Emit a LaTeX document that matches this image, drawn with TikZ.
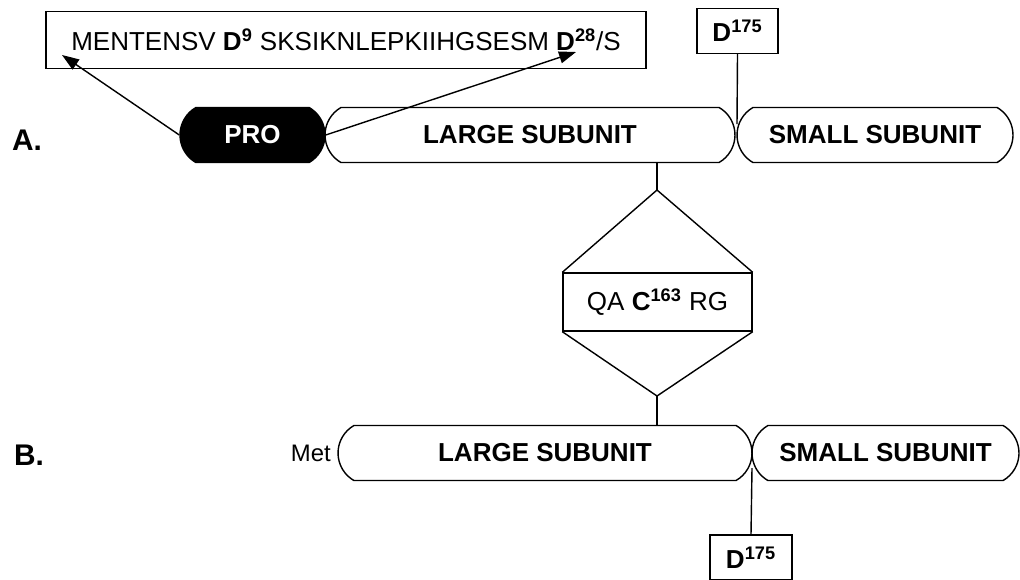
\documentclass[tikz,border=0pt]{standalone}
\usepackage{fontspec}
\setmainfont{Liberation Sans}
\usetikzlibrary{shapes.misc,arrows.meta,positioning}

\tikzset{
  pill/.style={draw, rounded rectangle, rounded rectangle arc length=120, minimum height=1.1cm, inner sep=0pt, font=\bfseries\fontsize{14.8}{17}\selectfont},
  tag/.style={draw, minimum height=0.9cm, inner sep=0pt, font=\fontsize{14.8}{17}\selectfont},
  row/.style={font=\bfseries\fontsize{17}{20}\selectfont},
  pointer/.style={-{Triangle[length=3.4mm,width=2.4mm]}}
}
\newcommand{\resid}[2]{\textbf{#1}\textsuperscript{\textbf{#2}}}

\begin{document}
\begin{tikzpicture}[x=0.02cm, y=-0.02cm, line width=0.8pt]
  \useasboundingbox (0,0) rectangle (1020,579);
  \node[tag, minimum width=12cm, minimum height=1.14cm] (seq) at (346,40) {MENTENSV \resid{D}{9} SKSIKNLEPKIIHGSESM \resid{D}{28}/S};
  \node[tag, minimum width=1.62cm] (dA) at (737.5,31) {\resid{D}{175}};
  \node[row] (rowA) at (27,140) {A.};
  \node[pill, fill=black, text=white, minimum width=2.9cm] (pro) at (252.5,135) {PRO};
  \node[pill, minimum width=8.2cm] (largeA) at (530,135) {LARGE SUBUNIT};
  \node[pill, minimum width=5.52cm] (smallA) at (875,135) {SMALL SUBUNIT};
  \coordinate (tip9) at (62,55); \coordinate (tip28) at (576,52); \coordinate (jA) at (737,124);
  \draw[pointer] (pro.west) -- (tip9);
  \draw[pointer] (pro.east) -- (tip28);
  \draw (dA.south) -- (jA);

  \node[tag, minimum width=3.78cm, minimum height=1.16cm] (cys) at (657.5,302) {QA \resid{C}{163} RG};
  \coordinate (top) at (657,190); \coordinate (bot) at (657,396);
  \draw (top |- largeA.south) -- (top);
  \draw (cys.north west) -- (top) -- (cys.north east);
  \draw (cys.south west) -- (bot) -- (cys.south east);

  \node[row] (rowB) at (29,455) {B.};
  \node[pill, minimum width=8.28cm] (largeB) at (545,453) {LARGE SUBUNIT};
  \node[pill, minimum width=5.34cm] (smallB) at (885.5,453) {SMALL SUBUNIT};
  \node[left=0pt of largeB, font=\fontsize{13.6}{16}\selectfont] (met) {Met};
  \draw (bot) -- (bot |- largeB.north);
  \node[tag, minimum width=1.64cm] (dB) at (751,557.5) {\resid{D}{175}};
  \coordinate (jB) at (752,468);
  \draw (jB) -- (dB.north);
\end{tikzpicture}
\end{document}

### Exercise requirements:
Restate the whole listing above exactly, except for its images.

### The result:
Emit a LaTeX document that matches this image, drawn with TikZ.
\documentclass[tikz,border=0pt]{standalone}
\usepackage{fontspec}
\setmainfont{Liberation Sans}
\usetikzlibrary{shapes.misc,arrows.meta,positioning}

\tikzset{
  pill/.style={draw, rounded rectangle, rounded rectangle arc length=120, minimum height=1.1cm, inner sep=0pt, font=\bfseries\fontsize{14.8}{17}\selectfont},
  tag/.style={draw, minimum height=0.9cm, inner sep=0pt, font=\fontsize{14.8}{17}\selectfont},
  row/.style={font=\bfseries\fontsize{17}{20}\selectfont},
  pointer/.style={-{Triangle[length=3.4mm,width=2.4mm]}}
}
\newcommand{\resid}[2]{\textbf{#1}\textsuperscript{\textbf{#2}}}

\begin{document}
\begin{tikzpicture}[x=0.02cm, y=-0.02cm, line width=0.8pt]
  \useasboundingbox (0,0) rectangle (1020,579);
  \node[tag, minimum width=12cm, minimum height=1.14cm] (seq) at (346,40) {MENTENSV \resid{D}{9} SKSIKNLEPKIIHGSESM \resid{D}{28}/S};
  \node[tag, minimum width=1.62cm] (dA) at (737.5,31) {\resid{D}{175}};
  \node[row] (rowA) at (27,140) {A.};
  \node[pill, fill=black, text=white, minimum width=2.9cm] (pro) at (252.5,135) {PRO};
  \node[pill, minimum width=8.2cm] (largeA) at (530,135) {LARGE SUBUNIT};
  \node[pill, minimum width=5.52cm] (smallA) at (875,135) {SMALL SUBUNIT};
  \coordinate (tip9) at (62,55); \coordinate (tip28) at (576,52); \coordinate (jA) at (737,124);
  \draw[pointer] (pro.west) -- (tip9);
  \draw[pointer] (pro.east) -- (tip28);
  \draw (dA.south) -- (jA);

  \node[tag, minimum width=3.78cm, minimum height=1.16cm] (cys) at (657.5,302) {QA \resid{C}{163} RG};
  \coordinate (top) at (657,190); \coordinate (bot) at (657,396);
  \draw (top |- largeA.south) -- (top);
  \draw (cys.north west) -- (top) -- (cys.north east);
  \draw (cys.south west) -- (bot) -- (cys.south east);

  \node[row] (rowB) at (29,455) {B.};
  \node[pill, minimum width=8.28cm] (largeB) at (545,453) {LARGE SUBUNIT};
  \node[pill, minimum width=5.34cm] (smallB) at (885.5,453) {SMALL SUBUNIT};
  \node[left=0pt of largeB, font=\fontsize{13.6}{16}\selectfont] (met) {Met};
  \draw (bot) -- (bot |- largeB.north);
  \node[tag, minimum width=1.64cm] (dB) at (751,557.5) {\resid{D}{175}};
  \coordinate (jB) at (752,468);
  \draw (jB) -- (dB.north);
\end{tikzpicture}
\end{document}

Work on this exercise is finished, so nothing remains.